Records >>
§

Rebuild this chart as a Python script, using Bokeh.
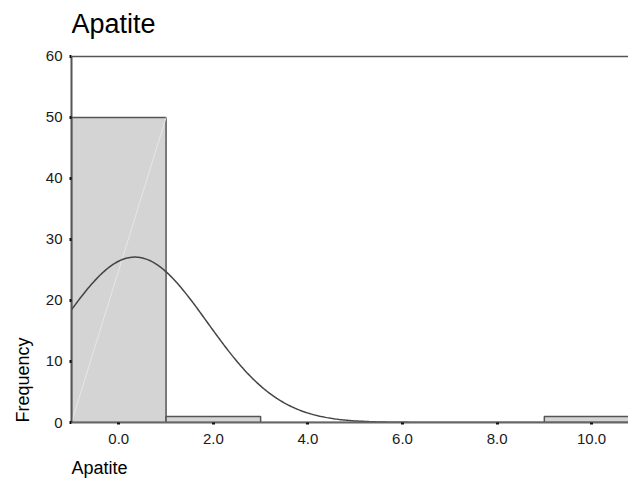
import numpy as np
from bokeh.plotting import figure
from bokeh.models import Span, FixedTicker, CustomJSTickFormatter, Range1d, Title, Label
from bokeh.embed import file_html
from bokeh.resources import INLINE

# Histogram of Apatite (bin width 2.0)
bin_left = [-1.0, 1.0, 3.0, 5.0, 7.0, 9.0]
bin_right = [1.0, 3.0, 5.0, 7.0, 9.0, 11.0]
counts = [50, 1, 0, 0, 0, 1]

# Normal fit shown over the histogram
n_obs = 52
fit_mean = 0.34
fit_sd = 1.53
bin_width = 2.0

x_ticks = [0, 2, 4, 6, 8, 10]
y_ticks = [0, 10, 20, 30, 40, 50, 60]
y_axis_max = 60

FONT = "Liberation Sans"

# The frame reaches the top of the canvas so the heading can sit inside it;
# the y axis itself stops at y_axis_max.
p = figure(width=628, height=493, output_backend="svg", toolbar_location=None,
           x_range=Range1d(-1.0, 10.78), y_range=Range1d(0, 69.18),
           min_border_left=71, min_border_right=0, min_border_top=0,
           min_border_bottom=71)

p.grid.visible = False
p.outline_line_color = None
p.background_fill_color = "white"
p.border_fill_color = "white"

# bars
p.quad(left=bin_left, right=bin_right, bottom=0, top=counts,
       fill_color="#d4d4d4", line_color="#555555", line_width=1.5)

# faint rendering streak across the tallest bar
p.segment(x0=[bin_left[0]], y0=[0], x1=[bin_right[0]], y1=[counts[0]],
          line_color="#e6e6e6", line_width=1)

# normal curve
xs = np.linspace(-1.0, 10.78, 400)
ys = n_obs * bin_width * np.exp(-0.5 * ((xs - fit_mean) / fit_sd) ** 2) / (fit_sd * np.sqrt(2 * np.pi))
p.line(xs, ys, line_color="#444444", line_width=1.5)

# top line at the axis maximum
p.add_layout(Span(location=y_axis_max, dimension="width", line_color="#555555", line_width=1.5))

for ax in (p.xaxis[0], p.yaxis[0]):
    ax.major_label_text_font = FONT
    ax.major_label_text_font_size = "15px"
    ax.major_label_text_color = "#1a1a1a"
    ax.major_tick_line_color = "#111111"
    ax.major_tick_line_width = 3
    ax.major_tick_out = 2
    ax.major_tick_in = 0
    ax.minor_tick_line_color = None

p.xaxis[0].ticker = FixedTicker(ticks=x_ticks)
p.xaxis[0].formatter = CustomJSTickFormatter(code="return tick.toFixed(1);")
p.xaxis[0].axis_line_color = "#666666"
p.xaxis[0].axis_line_width = 2
p.xaxis[0].major_label_standoff = 9

p.yaxis[0].ticker = FixedTicker(ticks=y_ticks)
p.yaxis[0].bounds = (0, y_axis_max)
p.yaxis[0].axis_line_color = "#555555"
p.yaxis[0].axis_line_width = 2
p.yaxis[0].major_label_standoff = 7

# heading, in pixels from the frame's lower-left corner
p.add_layout(Label(x=0, y=399, x_units="screen", y_units="screen", text="Apatite",
                   text_align="left", text_baseline="alphabetic",
                   text_font=FONT, text_font_size="27px", text_color="#000000"))

# axis titles, anchored at the lower-left corner of the frame
p.add_layout(Title(text="Frequency", align="left", text_font=FONT, text_font_size="18px",
                   text_font_style="normal", text_color="#000000", standoff=20), "left")
p.add_layout(Title(text="Apatite", align="left", text_font=FONT, text_font_size="18px",
                   text_font_style="normal", text_color="#000000", standoff=23,
                   vertical_align="top"), "below")

open("out.html", "w").write(file_html(p, INLINE))
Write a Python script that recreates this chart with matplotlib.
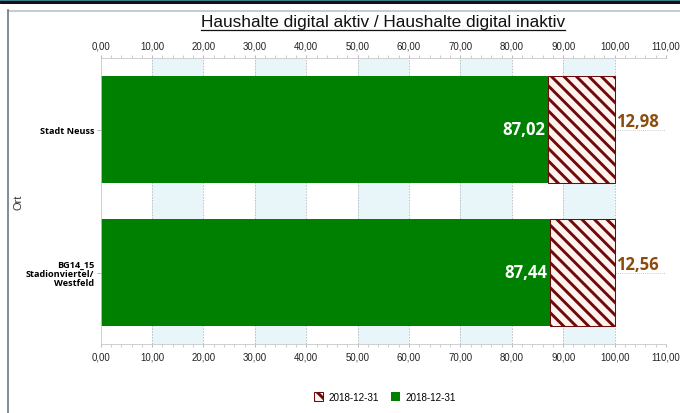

§

EXERCISE GOAL >> Restate the data above exactly, stripping out each image.

EXPECTED ANSWER >>
Rebuild this chart as a Python script, using Bokeh.
import numpy as np
from bokeh.plotting import figure
from bokeh.models import Span, FixedTicker, CustomJSTickFormatter, Range1d, Title, Label
from bokeh.embed import file_html
from bokeh.resources import INLINE

# Histogram of Apatite (bin width 2.0)
bin_left = [-1.0, 1.0, 3.0, 5.0, 7.0, 9.0]
bin_right = [1.0, 3.0, 5.0, 7.0, 9.0, 11.0]
counts = [50, 1, 0, 0, 0, 1]

# Normal fit shown over the histogram
n_obs = 52
fit_mean = 0.34
fit_sd = 1.53
bin_width = 2.0

x_ticks = [0, 2, 4, 6, 8, 10]
y_ticks = [0, 10, 20, 30, 40, 50, 60]
y_axis_max = 60

FONT = "Liberation Sans"

# The frame reaches the top of the canvas so the heading can sit inside it;
# the y axis itself stops at y_axis_max.
p = figure(width=628, height=493, output_backend="svg", toolbar_location=None,
           x_range=Range1d(-1.0, 10.78), y_range=Range1d(0, 69.18),
           min_border_left=71, min_border_right=0, min_border_top=0,
           min_border_bottom=71)

p.grid.visible = False
p.outline_line_color = None
p.background_fill_color = "white"
p.border_fill_color = "white"

# bars
p.quad(left=bin_left, right=bin_right, bottom=0, top=counts,
       fill_color="#d4d4d4", line_color="#555555", line_width=1.5)

# faint rendering streak across the tallest bar
p.segment(x0=[bin_left[0]], y0=[0], x1=[bin_right[0]], y1=[counts[0]],
          line_color="#e6e6e6", line_width=1)

# normal curve
xs = np.linspace(-1.0, 10.78, 400)
ys = n_obs * bin_width * np.exp(-0.5 * ((xs - fit_mean) / fit_sd) ** 2) / (fit_sd * np.sqrt(2 * np.pi))
p.line(xs, ys, line_color="#444444", line_width=1.5)

# top line at the axis maximum
p.add_layout(Span(location=y_axis_max, dimension="width", line_color="#555555", line_width=1.5))

for ax in (p.xaxis[0], p.yaxis[0]):
    ax.major_label_text_font = FONT
    ax.major_label_text_font_size = "15px"
    ax.major_label_text_color = "#1a1a1a"
    ax.major_tick_line_color = "#111111"
    ax.major_tick_line_width = 3
    ax.major_tick_out = 2
    ax.major_tick_in = 0
    ax.minor_tick_line_color = None

p.xaxis[0].ticker = FixedTicker(ticks=x_ticks)
p.xaxis[0].formatter = CustomJSTickFormatter(code="return tick.toFixed(1);")
p.xaxis[0].axis_line_color = "#666666"
p.xaxis[0].axis_line_width = 2
p.xaxis[0].major_label_standoff = 9

p.yaxis[0].ticker = FixedTicker(ticks=y_ticks)
p.yaxis[0].bounds = (0, y_axis_max)
p.yaxis[0].axis_line_color = "#555555"
p.yaxis[0].axis_line_width = 2
p.yaxis[0].major_label_standoff = 7

# heading, in pixels from the frame's lower-left corner
p.add_layout(Label(x=0, y=399, x_units="screen", y_units="screen", text="Apatite",
                   text_align="left", text_baseline="alphabetic",
                   text_font=FONT, text_font_size="27px", text_color="#000000"))

# axis titles, anchored at the lower-left corner of the frame
p.add_layout(Title(text="Frequency", align="left", text_font=FONT, text_font_size="18px",
                   text_font_style="normal", text_color="#000000", standoff=20), "left")
p.add_layout(Title(text="Apatite", align="left", text_font=FONT, text_font_size="18px",
                   text_font_style="normal", text_color="#000000", standoff=23,
                   vertical_align="top"), "below")

open("out.html", "w").write(file_html(p, INLINE))
Write a Python script that recreates this chart with matplotlib.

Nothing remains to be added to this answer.